C’est à des confessions peu banales que la radio publique américaine NPR a consacré un bref et émouvant reportage, diffusé il y a quelques jours. Hector Black, 90 ans, raconte comment il est sorti du placard, après des décennies de doutes et de mensonges. Pour ce pacifiste (néanmoins vétéran de la Seconde guerre mondiale), les premières étreintes avec des hommes remontent à l’université de Harvard, dans les années 1940. «Le mot ‘gay’ ne se disait jamais. Même ‘homosexuel’ était, au plus, chuchoté», se remémore le retraité.
Une «guérison» trompeuse
Dans les années 1950, il s’est résolu à «guérir» de son homosexualité. «Les gens pensaient alors que le traitement était de prendre des œstrogènes. J’en ai pris, jusqu’à ce que je commence à avoir des seins. Alors, évidemment, j’ai dit stop. Je pensais que ça suffisait.» De fait, il tombe amoureux de celle qui deviendra sa femme et la mère de ses enfants: Susie. La famille vit dans un quartier noir d’Atlanta, ville alors au cœur du combat contre le racisme et pour les droits civiques, auquel les Black prennent part. «C’est extraordinaire à quel point le fait d’être gay m’a aidé à comprendre ce que cela signifie d’être différent.

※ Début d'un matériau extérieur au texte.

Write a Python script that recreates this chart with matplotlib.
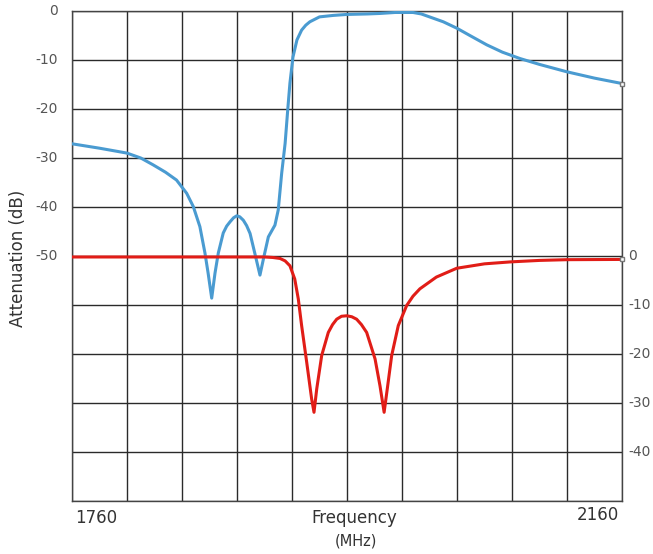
import matplotlib
matplotlib.use("Agg")
import matplotlib.pyplot as plt

# ---- data ----
blue_freq = [1760, 1780, 1800, 1810, 1819, 1828, 1836, 1843.4, 1848.2, 1853, 1856.7,
             1859, 1861.6, 1864, 1866.4, 1870, 1872.5, 1875, 1877.5, 1879.8, 1882,
             1884.6, 1887, 1889.5, 1893, 1896.7, 1899.6, 1902.8, 1905, 1907.6, 1910,
             1912.5, 1915, 1917, 1918.5, 1920.7, 1923.6, 1927, 1930, 1933, 1940, 1950,
             1960, 1975, 1984, 1995, 2008, 2014, 2020, 2030, 2039.8, 2050, 2061.6, 2073,
             2085.8, 2100, 2119.8, 2140, 2160]
blue_db = [-27.1, -28.0, -29.0, -30.0, -31.4, -32.9, -34.5, -37.2, -39.9, -44.0, -49.4,
           -53.5, -58.6, -53.5, -49.4, -45.3, -43.9, -43.0, -42.2, -41.8, -42.0,
           -42.7, -43.8, -45.4, -49.5, -53.9, -50.1, -46.1, -45.0, -43.7, -40.6,
           -33.1, -27.0, -19.8, -14.7, -9.4, -5.9, -3.9, -2.9, -2.2, -1.2, -0.9,
           -0.7, -0.6, -0.5, -0.3, -0.3, -0.6, -1.2, -2.2, -3.5, -5.1, -6.9, -8.4,
           -9.7, -10.9, -12.4, -13.7, -14.8]

red_freq = [1760, 1880, 1900, 1906, 1911.3, 1915, 1918.5, 1922, 1924.6, 1927, 1930.7,
            1934.3, 1936, 1938, 1941.6, 1946.4, 1949.5, 1952.5, 1956, 1959.8, 1963.5,
            1967, 1970.5, 1974.3, 1980.4, 1984, 1987, 1989.3, 1992.5, 1997.3, 2003.4,
            2008, 2013, 2025, 2039.8, 2060, 2079, 2100, 2120, 2160]
red_db = [-0.2, -0.2, -0.2, -0.3, -0.5, -1.0, -2.0, -4.7, -8.8, -14.2, -21.7,
          -29.2, -31.9, -27.1, -20.3, -15.6, -14.0, -12.9, -12.3, -12.2, -12.4,
          -12.9, -14.0, -15.6, -21.0, -26.5, -31.9, -27.1, -20.3, -14.2, -10.1,
          -8.2, -6.7, -4.3, -2.5, -1.6, -1.2, -0.9, -0.75, -0.7]

x_grid = list(range(1760, 2161, 40))
left_ticks = [0, -10, -20, -30, -40, -50]
right_ticks = [0, -10, -20, -30, -40]

blue_color = "#4a9bd1"
red_color = "#e11d17"
text_color = "#333333"

fig = plt.figure(figsize=(6.53, 5.54), dpi=100)
ax = fig.add_axes([72/653, 1-501/554, 550/653, 490/554])
ax.set_xlim(1760, 2160)
ax.set_ylim(-100, 0)

ax.set_xticks(x_grid)
ax.set_yticks(list(range(-100, 1, 10)))
ax.grid(True, color="#2a2a2a", linewidth=1.0)
ax.tick_params(length=0, labelbottom=False, labelleft=False)
for s in ax.spines.values():
    s.set_color("#444444")
    s.set_linewidth(1.0)

ax.plot(blue_freq, blue_db, color=blue_color, linewidth=2.2, solid_joinstyle="round",
        solid_capstyle="round", zorder=3)
ax.plot(red_freq, [v - 50 for v in red_db], color=red_color, linewidth=2.2,
        solid_joinstyle="round", solid_capstyle="round", zorder=4)
# small end markers
ax.plot([blue_freq[-1]], [blue_db[-1]], marker="s", markersize=3.5, markerfacecolor="white",
        markeredgecolor="#777777", clip_on=False, zorder=5)
ax.plot([red_freq[-1]], [red_db[-1] - 50], marker="s", markersize=3.5, markerfacecolor="white",
        markeredgecolor="#777777", clip_on=False, zorder=5)

# left tick labels
for v in left_ticks:
    ax.text(-0.025, (v + 100) / 100, str(v), transform=ax.transAxes, ha="right", va="center",
            fontsize=10, color="#555555")
# right tick labels (offset scale for red curve)
for v in right_ticks:
    ax.text(1.012, (v + 50) / 100, str(v), transform=ax.transAxes, ha="left", va="center",
            fontsize=10, color="#555555")

fig.text(75/653, 1-518/554, "1760", ha="left", va="center", fontsize=12, color=text_color)
fig.text(619/653, 1-515/554, "2160", ha="right", va="center", fontsize=12, color=text_color)
fig.text(354/653, 1-518/554, "Frequency", ha="center", va="center", fontsize=12, color=text_color)
fig.text(356/653, 1-541/554, "(MHz)", ha="center", va="center", fontsize=10.5, color=text_color)
fig.text(18/653, 1-258/554, "Attenuation (dB)", ha="center", va="center", rotation=90,
         fontsize=12, color=text_color)

fig.savefig("out.png", dpi=100)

Bien sûr, je pouvais me fondre dans la majorité – ce que les Afro-Américains ne pouvaient pas – mais je savais ce que cela voulait dire de faire partie d’une minorité méprisée.»
Contrairement à ce qu’il avait espéré, Hector reste attiré par les hommes, et commence à vivre une double vie. Susie s’en apercevra bien vite, donnant lieu à des scènes douloureuses au sein du couple. Dans les années 1970, ils quittent Atlanta pour une région rurale du Tennessee, où Hector vit toujours. A l’abri des tentations? Au contraire. Les Black ont pour voisins une communauté dont plusieurs membres sont ouvertement gays. Leur proximité replonge Hector dans ses doutes. «J’ai eu l’impression que tout le travail que je faisais serait jeté à la poubelle si j’acceptais d’être un simple ‘pédé’.»
Déclic
Ce n’est que dans les années 1990 que Hector a décidé de s’accepter tel qu’il est. Le déclic est venu d’une de ses filles, qui venait de leur annoncer qu’elle était lesbienne. «A ce moment-là, je me suis dit: comment se fait-il que j’aime toujours ma fille et qu’en même temps, je me haïsse pour ce que je suis?» Susie et Hector n’ont pas divorcé après ce coming-out tardif. Le couple a notamment milité contre la peine de mort après l’assassinat de leur fille Patricia, en 2000, et publiquement défendu une forme de pardon envers le meurtrier. Ils sont restés unis jusqu’au décès de Susie, l’été dernier.